On 9 April 2017, after deadly attacks on Christian churches, Egypt declared a state of emergency, which gave the authorities (the armed forces, the police, and the president) the direct power to censor and monitor all forms of communication on the internet. On 24 May 2017, an anonymous body within the Egyptian government blocked at least 20 sites, most of them online newspapers or sites with media content, with the exception of two sites.
Later on, the number of blocked websites continued to rise, including independent news websites that published articles critical of the Egyptian government, such as Mada Masr, Al Minassa, and the Daily News Egypt.
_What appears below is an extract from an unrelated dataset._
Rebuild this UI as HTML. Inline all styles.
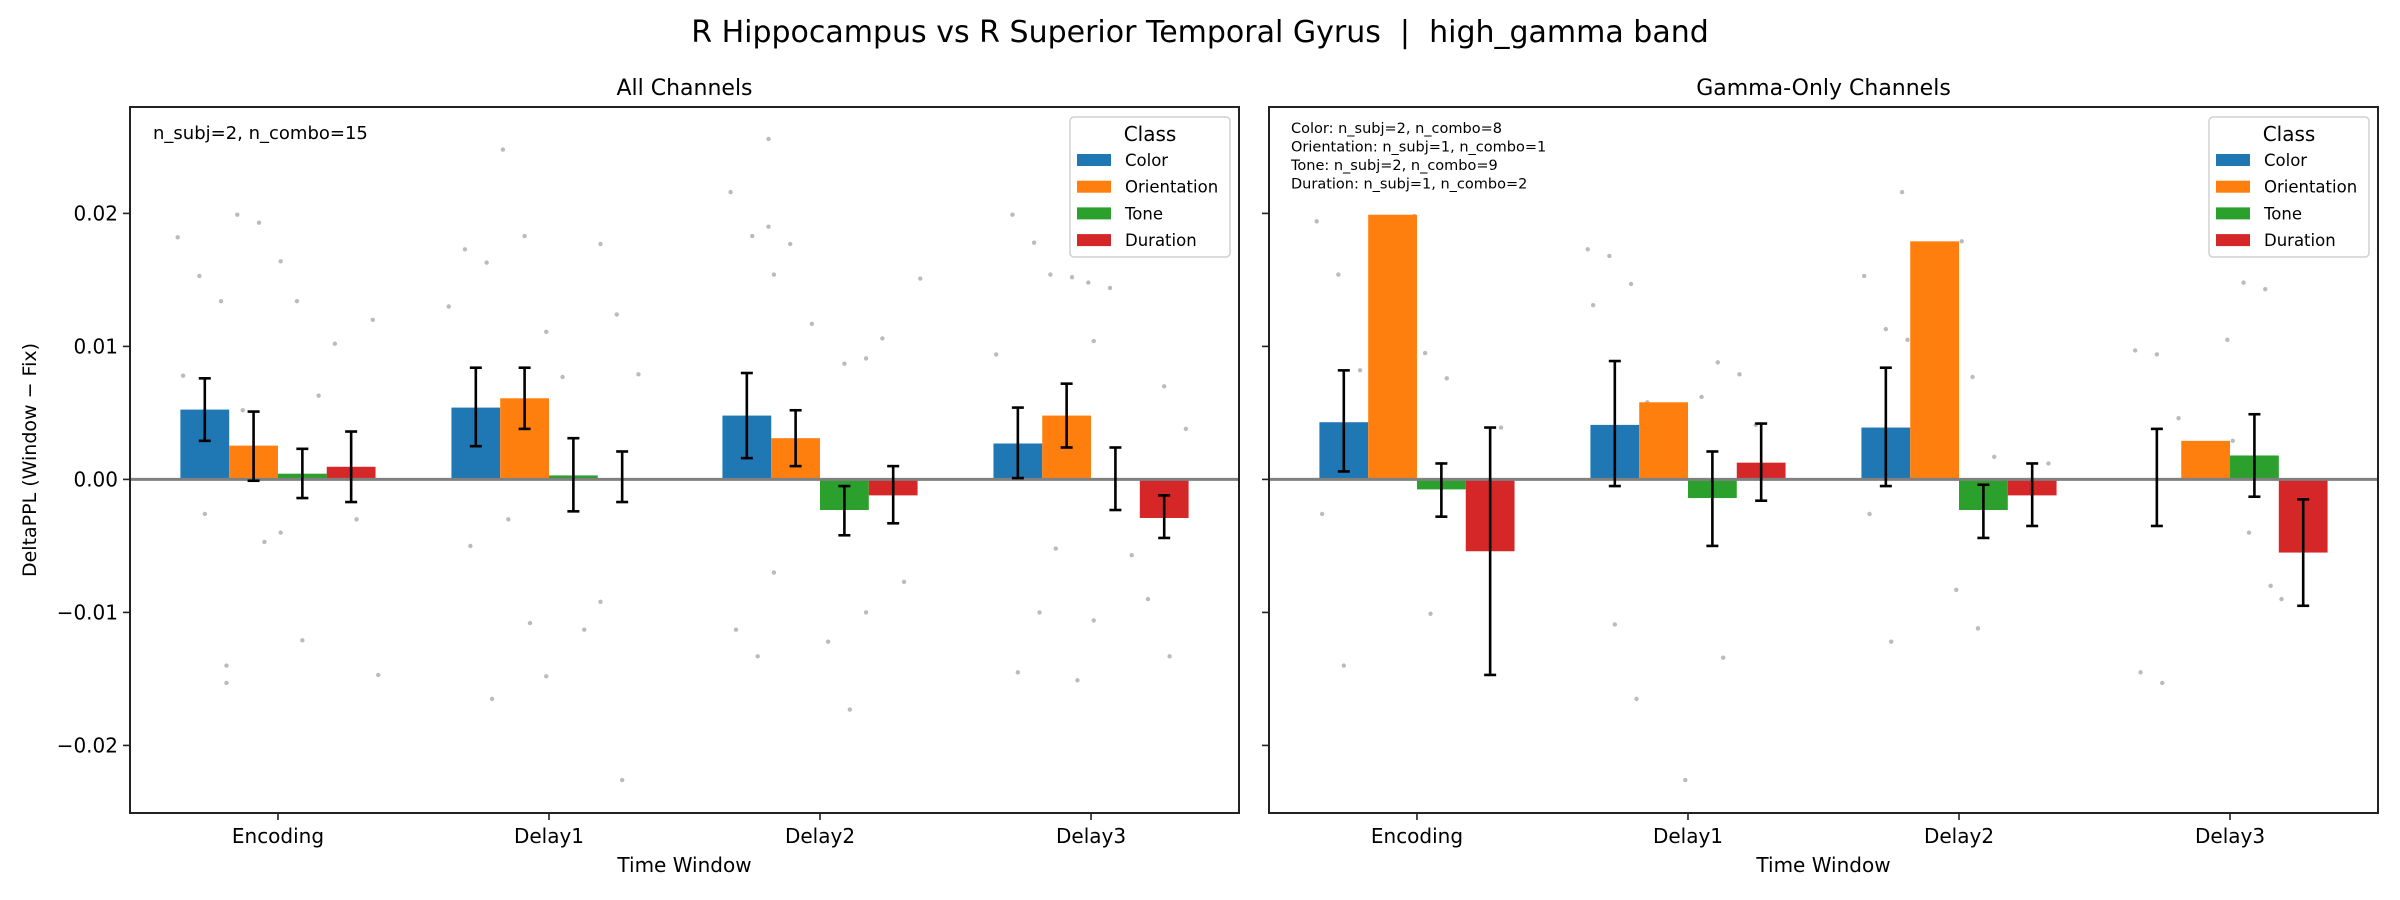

Other banned sites include international news outlets such as the Arabic channel Al Jazeera and the Huffington Post Arabic. The ban also includes well-known Egyptian blogs whose authors had expressed concern, well before he took power, that Abdel Fattah al-Sisi was reconstructing the Mubarak regime.
Within three months, the ban expanded as the Egyptian authorities blocked websites providing content related to human rights and civil society, such as the Arabic Network for Human Rights Information, Reporters Without Borders, the Egyptian Commission for Human Rights and Freedoms, and the Journalists Against Torture Observatory. The ban extended to include the Human Rights Watch website on 7 September 2017, a day after the organization issued a report documenting the systematic use of torture in the country’s prisons.
The ban not only affected news and NGO sites, but also 261 VPN and proxy sites, as well as 17 other websites, on 29 August 2017. VPNs and proxies are often used to circumvent online censorship and secure web traffic. Among the blocked VPN sites are “TunnelBear,” “Cyberghost,” “Hotspot Shield,” and many more. In addition to these websites, authorities blocked Signal, an encrypted messaging application, last September.
The number of blocked sites has now reached more than 500, nearly a year after the beginning of the blocking operations. The Egyptian government continues to expand the state of emergency, which opens the door to the government’s control of the media on the grounds that it is protecting Egypt from terrorist attacks.
Presidential elections to take place amid severe online censorship and a crackdown on civil society
The website blocking is part of a wider crackdown against civil society in the country, as many human rights defenders have been banned from traveling and NGOs have had their assets frozen. The number of journalists imprisoned during Sisi’s term in office has reached 19, the largest since the arrests made in September 1981 under the rule of former president Anwar Sadat.
The electoral period in Egypt has also been marked by a number of controversies, with the withdrawal from the race of several candidates challenging President Sisi, including of former prime minister Ahmed Shafiq, who was deported from the United Arab Emirates after declaring his intention to run and held incommunicado for 24 hours. In January, the exit of another candidate, retired General Sami Anan, sparked an uproar in the media after he was arrested and denied permission to run on charges of running for election without prior approval from the military, forging documents stating that he had left the military and “inciting against the armed forces.”
Since then, we have seen the launch of campaigns that ridicule and criticize the problems with the electoral process on social networks using the hashtag #مينفعش_تترشح_عشان (#It’s useless to be a candidate because). These campaigns highlight the phenomenon that has become common — namely, the withdrawal of candidates, one after the other, to leave the arena free for Sisi.
A violation of the right to freedom of expression and the Egyptian Constitution
Access to information and freedom of expression are fundamental rights, and they are especially critical during election periods.
The website bans and censorship not only violate freedom of expression but also run contrary to the Egyptian Constitution, such as Article 57, which states that “the State undertakes to protect the right of citizens to use public means of communication in all its forms. It shall not ban, block or deprive citizens of such rights in an abusive manner and this shall be regulated by the law.”
Article 65 of the Egyptian Constitution stipulates that “Freedom of thought and opinion is guaranteed, and everyone has the right to express his opinion by speech, in writing, through photography, or other means of expression and publication.”
According to Article 19 of the Universal Declaration of Human Rights, “everyone has the right to freedom of opinion and expression. This right includes freedom to hold opinions without interference and to seek, receive and impart information and ideas by any media and regardless of frontiers.”
Egypt signed the International Covenant on Civil and Political Rights (ICCPR) on 4 August 1967 and ratified it on 14 January 1982, making it obliged to follow the guidance of the United Nations Commission on Human Rights, and therefore to consider the blocking of more than 500 websites a means of repression, media control, and assault on freedom of expression.